Some indeed preach Christ from envy and rivalry, but others from good will. The latter do it out of love, knowing that I am put here for the defense of the gospel. The former proclaim Christ out of selfish ambition, not sincerely but thinking to afflict me in my imprisonment.
Questions About Succession #3
Somewhat related to the topic of succession, questions about our “video preaching” have also been raised.
Q: What difference does it make whether the preacher is present “in real time” among those to whom he is preaching? Compare and contrast “live” preaching with “video” preaching. Why offer video preaching when we have multiple competent preachers at Bethlehem?
A: Many, but not all, people prefer a live preacher. For one thing, he can see you, and see how you are responding to what he is saying in real time, and he can therefore interact with his listeners, which is what good communicators do. For another, you can approach him after his message for prayer or to pose a question.
On the other hand, many of our people prefer the large image on the big screen; they can better see the facial expressions of the preacher.
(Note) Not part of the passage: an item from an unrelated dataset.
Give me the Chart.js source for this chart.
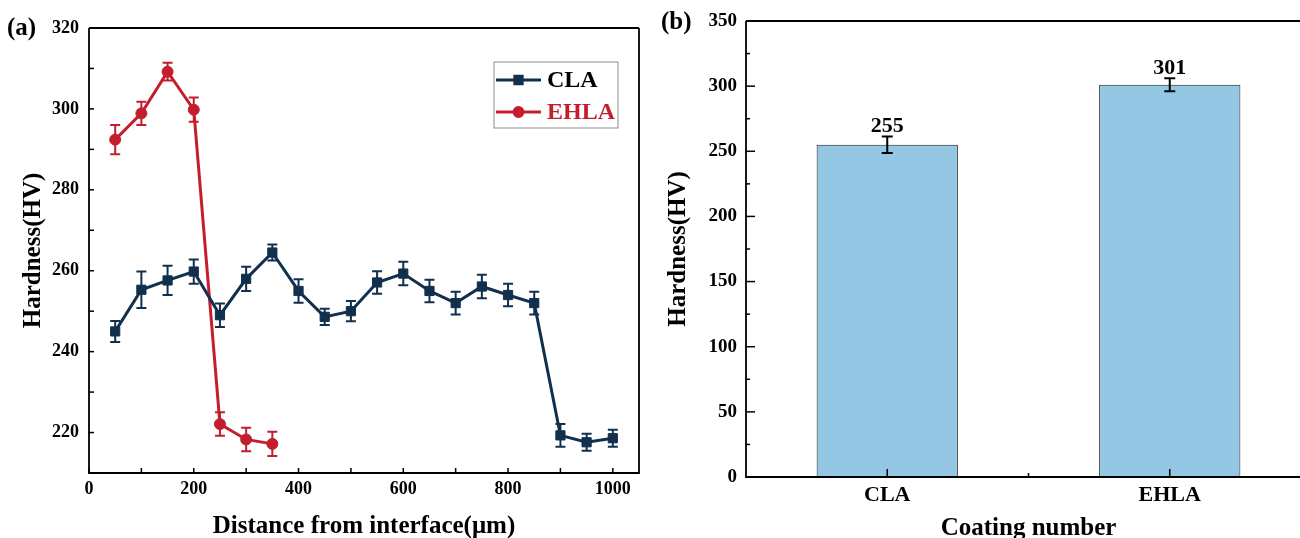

It’s true that Bethlehem has a number of competent preachers. Why then do we not have a rotation of capable speakers?
We have decided that our senior leader is not only to preach the Word, but to cast one vision for Bethlehem, and the pulpit is the best way to do that. One preacher on multiple campuses has a unifying effect on the “one church on multiple campuses” that we are.
And when our senior leader is collectively perceived by the elder council to be a remarkably capable exegete and preacher, we want our people exposed to his ministry in disproportionately high proportions.
Video also permits one series to be preached over consecutive weeks and years on all the campuses.
Meanwhile, we don’t object to multiple preachers, and on occasion have simultaneous live preachers on the various campuses, giving expression to their giftedness and edifying our people who enjoy a change of voice from time to time, or giving our senior leader a vacation or writing leave.